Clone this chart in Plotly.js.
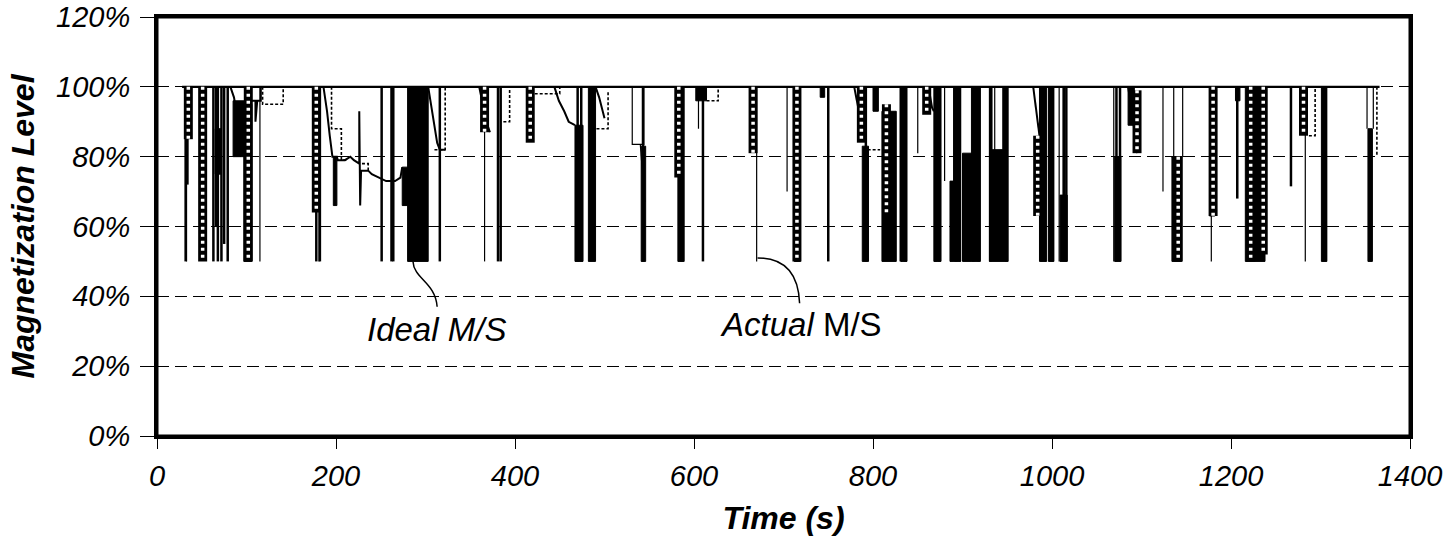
<!DOCTYPE html>
<html>
<head>
<meta charset="utf-8">
<script src="https://cdn.plot.ly/plotly-3.0.1.min.js"></script>
<style>html,body{margin:0;padding:0;background:#fff;}#chart{width:1447px;height:548px;}</style>
</head>
<body>
<div id="chart"></div>
<script>
// ---- axis ticks ----
const timeTicks = [0, 200, 400, 600, 800, 1000, 1200, 1400];
const levelTicks = [0, 20, 40, 60, 80, 100, 120];
const levelTickText = ['0%', '20%', '40%', '60%', '80%', '100%', '120%'];

// ---- Ideal M/S : running level and sharp drops ----
const idealRunTime = [28, 1366];
const idealRunLevel = [100, 100];
const idealDropTime = [32, 34, 63, 66, 68, 72, 75, 79, 104, 178, 182, 251, 262, 264, 316, 381, 384, 470, 474, 543, 586, 610, 715, 750, 792, 831, 836, 870, 874, 893, 897, 912, 918, 931, 949, 989, 992, 998, 1001, 1013, 1016, 1072, 1076, 1207, 1267, 1303, 1306];
const idealDropLevel = [50, 72, 50, 60, 50, 50, 55, 50, 50, 50, 50, 50, 50, 50, 50, 50, 50, 50, 50, 50, 50, 50, 50, 50, 50, 50, 50, 50, 50, 50, 50, 50, 50, 50, 50, 50, 50, 50, 50, 50, 50, 50, 50, 68, 71.5, 50, 50];

// Ideal M/S gradual profiles (null separates pieces)
const idealProfileTime = [82, 86, 88, 92, 100, 106, 110, 110, 112, 116, 116, null,
  186, 190, 193, 196, 201, 202, 210, 216, 220, 226, 226, 227, 228, 236, 240, 248, 256, 266, 272, 274, null,
  303, 306, 310, 313, 316, 322, null,
  360, 364, 368, 372, null,
  444, 449, 455, 460, 467, null,
  490, 494, 498, 500, null,
  779, 783, 788, null,
  862, 866, 868, null,
  979, 983, 986, null,
  1085, 1090, 1095];
const idealProfileLevel = [100, 97, 94, 95, 95, 96, 96, 90, 96, 96, 100, null,
  100, 93, 86, 80, 80, 79, 79, 80, 79, 78, 93, 66, 76, 76, 75, 74, 73, 73, 74, 77, null,
  100, 95, 88, 84, 82, 82, null,
  100, 95, 90, 87, null,
  100, 96, 93, 90, 89, null,
  100, 97, 93, 91, null,
  100, 95, 88, null,
  100, 94, 93, null,
  100, 92, 86, null,
  100, 92, 81];

// Dense (solid black) regions: start time, end time, upper level, lower level
const blockStart = [65, 85, 97, 197, 274, 280, 467, 482, 541, 582, 602, 712, 741, 788, 800, 810, 831, 868, 886, 890, 900, 910, 930, 930, 945, 986, 996, 1009, 1070, 1085, 1134, 1176, 1205, 1216, 1301, 1353];
const blockEnd   = [72, 99, 106, 201, 280, 303, 476, 490, 546, 589, 614, 719, 746, 795, 806, 826, 838, 876, 890, 898, 910, 920, 951, 933, 951, 994, 1002, 1017, 1077, 1092, 1145, 1182, 1210, 1238, 1307, 1358];
const blockTop   = [88, 96, 95, 80, 77, 100, 89, 100, 83, 100, 100, 100, 100, 83, 100, 93, 100, 100, 73, 100, 81, 100, 82, 100, 100, 100, 100, 69, 80, 100, 80, 100, 100, 100, 100, 88];
const blockBottom= [75, 80, 50, 66, 66, 50, 50, 50, 50, 50, 96, 50, 97, 50, 93, 50, 50, 50, 50, 50, 50, 50, 50, 82, 82, 50, 50, 50, 50, 89, 50, 63, 96, 50, 50, 50];

// ---- Actual M/S : thin drops and profiles ----
const actualDropTime  = [33, 115, 181, 366, 605, 670, 704, 850, 880, 936, 1008, 1014, 1069, 1124, 1136, 1146, 1178, 1283, 1352, 1359];
const actualDropLevel = [50, 50, 50, 50, 88, 50, 70, 81, 73, 53, 50, 69, 50, 70, 80, 80, 50, 50, 88, 88];
const actualProfileTime  = [531, 531, 544, 544, null, 540, 545, null, 1133, 1146];
const actualProfileLevel = [100, 83.5, 83.5, 100, null, 83.5, 67, null, 80, 80];

// ---- dotted (chain) series : time, top level, bottom level ----
const chainTime   = [35, 51, 102, 178, 366, 417, 583, 666, 715, 787, 815, 860, 984, 1095, 1141, 1180, 1222, 1236, 1281];
const chainTop    = [100, 100, 100, 100, 100, 100, 100, 100, 100, 100, 95, 100, 86, 99, 80, 100, 100, 100, 100];
const chainBottom = [85, 50, 50, 64, 87, 84, 74, 81, 50, 84, 64, 92, 63, 81, 50, 63, 50, 52, 86];

// ---- dashed step series ----
const stepTime  = [118, 118, 141, 141, null, 195, 195, 206, 206, 212, null, 229, 236, 236, null, 310, 322, 322, null, 387, 394, 394, null, 422, 450, 450, null, 491, 504, 504, null, 614, 627, 627, null, 794, 808, null, 1287, 1294, 1294, null, 1363, 1363];
const stepLevel = [100, 95, 95, 100, null, 100, 88, 88, 79, 79, null, 78, 78, 76, null, 82, 82, 100, null, 90, 90, 100, null, 98, 98, 100, null, 88, 88, 99, null, 96, 96, 100, null, 82, 82, null, 86, 86, 100, null, 100, 80];

// ---- labels ----
const idealLabel = 'Ideal M/S';
const actualLabel = '<i>Actual</i> M/S';
const idealLeader = {from: [286, 50], to: [313, 37]};
const actualLeader = {from: [671, 51], to: [718, 38]};

// ---------- build traces ----------
function drops(times, levels, base) {
  const x = [], y = [];
  times.forEach((t, i) => { x.push(t, t, null); y.push(base, levels[i], null); });
  return {x, y};
}
function verticals(times, tops, bottoms) {
  const x = [], y = [];
  times.forEach((t, i) => { x.push(t, t, null); y.push(tops[i], bottoms[i], null); });
  return {x, y};
}
function rects(s, e, top, bot) {
  const x = [], y = [];
  s.forEach((v, i) => { x.push(v, e[i], e[i], v, v, null); y.push(top[i], top[i], bot[i], bot[i], top[i], null); });
  return {x, y};
}

const FONT = "'Liberation Sans Narrow', 'Liberation Sans', Arial, sans-serif";

const idealDrops = drops(idealDropTime, idealDropLevel, 100);
const actualDrops = drops(actualDropTime, actualDropLevel, 100);
const blocks = rects(blockStart, blockEnd, blockTop, blockBottom);
const chain = verticals(chainTime, chainTop, chainBottom);

const traces = [
  {x: blocks.x, y: blocks.y, mode: 'lines', fill: 'toself', fillcolor: '#000', line: {color: '#000', width: 1}, hoverinfo: 'skip', name: 'dense'},
  {x: idealRunTime, y: idealRunLevel, mode: 'lines', line: {color: '#000', width: 2.2}, name: 'Ideal M/S'},
  {x: idealDrops.x, y: idealDrops.y, mode: 'lines', line: {color: '#000', width: 2.5}, name: 'Ideal drops'},
  {x: idealProfileTime, y: idealProfileLevel, mode: 'lines', line: {color: '#000', width: 2}, name: 'Ideal profile'},
  {x: actualDrops.x, y: actualDrops.y, mode: 'lines', line: {color: '#000', width: 1.2}, name: 'Actual M/S'},
  {x: actualProfileTime, y: actualProfileLevel, mode: 'lines', line: {color: '#000', width: 1.2}, name: 'Actual profile'},
  {x: chain.x, y: chain.y, mode: 'lines', line: {color: '#000', width: 9}, name: 'chain'},
  {x: chain.x, y: chain.y, mode: 'lines', line: {color: '#fff', width: 3.5, dash: '3px,4px'}, name: 'chain dots'},
  {x: stepTime, y: stepLevel, mode: 'lines', line: {color: '#000', width: 1.6, dash: '3px,2px'}, name: 'steps'}
];

function leaderPath(l, kind) {
  const [x0, y0] = l.from, [x1, y1] = l.to;
  if (kind === 's') return `M ${x0},${y0} C ${x0 + 1},${y0 - 5} ${x1 - 2},${y0 - 6} ${x1},${y1}`;
  return `M ${x0},${y0} Q ${x1 - 2},${y0} ${x1},${y1}`;
}

const layout = {
  width: 1447, height: 548,
  margin: {l: 157, r: 37, t: 17, b: 112},
  paper_bgcolor: '#fff', plot_bgcolor: '#fff',
  showlegend: false,
  font: {family: FONT, color: '#000'},
  xaxis: {
    range: [0, 1400], tickvals: timeTicks, ticktext: timeTicks.map(String),
    showline: true, linecolor: '#000', linewidth: 3, mirror: true,
    ticks: 'outside', ticklen: 10, tickwidth: 1, tickcolor: '#000',
    showgrid: false, zeroline: false,
    tickfont: {family: FONT, size: 29, style: 'italic'},
    ticklabelstandoff: 2,
    title: {text: 'Time (s)', font: {family: FONT, size: 32, weight: 'bold', style: 'italic'}, standoff: 16}
  },
  yaxis: {
    range: [-0.001, 120.001], tickvals: levelTicks, ticktext: levelTickText,
    showline: true, linecolor: '#000', linewidth: 3, mirror: true,
    ticks: 'outside', ticklen: 14, tickwidth: 1, tickcolor: '#000',
    showgrid: true, gridcolor: '#000', gridwidth: 1.3, griddash: '12px,6px',
    zeroline: false,
    tickfont: {family: FONT, size: 29, style: 'italic'},
    ticklabelstandoff: 4,
    title: {text: 'Magnetization Level', font: {family: FONT, size: 32, weight: 'bold', style: 'italic'}, standoff: 12}
  },
  shapes: [
    {type: 'rect', xref: 'paper', yref: 'paper', x0: 0, x1: 1, y0: 0, y1: 1, line: {color: '#000', width: 3}},
    {type: 'path', xref: 'x', yref: 'y', path: leaderPath(idealLeader, 's'), line: {color: '#000', width: 1.5}},
    {type: 'path', xref: 'x', yref: 'y', path: leaderPath(actualLeader, 'q'), line: {color: '#000', width: 1.5}}
  ],
  annotations: [
    {x: 312, y: 30.5, xref: 'x', yref: 'y', text: idealLabel, showarrow: false, xanchor: 'center', yanchor: 'middle',
     font: {family: FONT, size: 33, style: 'italic', color: '#000'}},
    {x: 720, y: 32, xref: 'x', yref: 'y', text: actualLabel, showarrow: false, xanchor: 'center', yanchor: 'middle',
     font: {family: FONT, size: 33, color: '#000'}}
  ]
};

Plotly.newPlot('chart', traces, layout, {displayModeBar: false, staticPlot: true});
</script>
</body>
</html>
====
▶ **Task instructions**: Go through the data above and find the lines with the word "chart". Copy each of those lines.

▶ **Written answer**:
Clone this chart in Plotly.js.
<style>html,body{margin:0;padding:0;background:#fff;}#chart{width:1447px;height:548px;}</style>
<div id="chart"></div>
Plotly.newPlot('chart', traces, layout, {displayModeBar: false, staticPlot: true});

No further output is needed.